KTED (100.5 FM) is a radio station licensed to Evansville, Wyoming, United States, the station serves the Casper area. It broadcasts an active rock format. The station is owned by Robert D. Breck Jr., through licensee Breck Media Group Wyoming, Inc.

==History==
KTED began as a construction permit on 100.9 in 2005, owned by White Park Broadcasting. At the time, the station was licensed to Douglas, Wyoming. As a construction permit, the city of license was changed to Evansville, and the frequency was changed to 100.5. The station received its license to cover on March 28, 2006. The station was sold to the Casper Radio Group in 2009. It was sold to the current owners in April 2016.

The station was also heard on KHAD in Upton, covering the northeastern corner of Wyoming.
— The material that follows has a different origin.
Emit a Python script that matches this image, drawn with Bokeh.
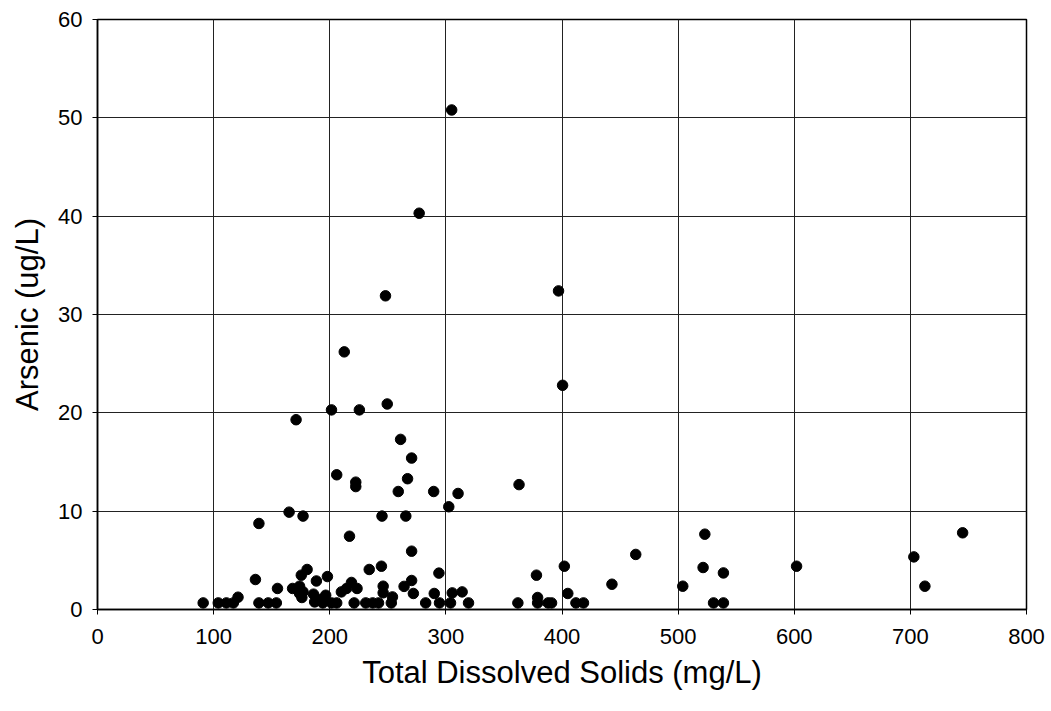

As of August 24, 2021, KHAD was no longer simulcasting KTED, but was instead running an automated, commercial-free selection of classic hits with a station ID twice an hour. That station changed call letters to KWBB.

The station has maintained the same format since its sign on. In 2023, the station was granted a modification to move its transmitter to Tower Hill, on Casper Mountain, where its sister stations broadcast from. Previously, the station was broadcasting from a transmitter closer to the face of Casper Mountain.

On July 10, 2026, KTED went silent due to equipment and financial issues.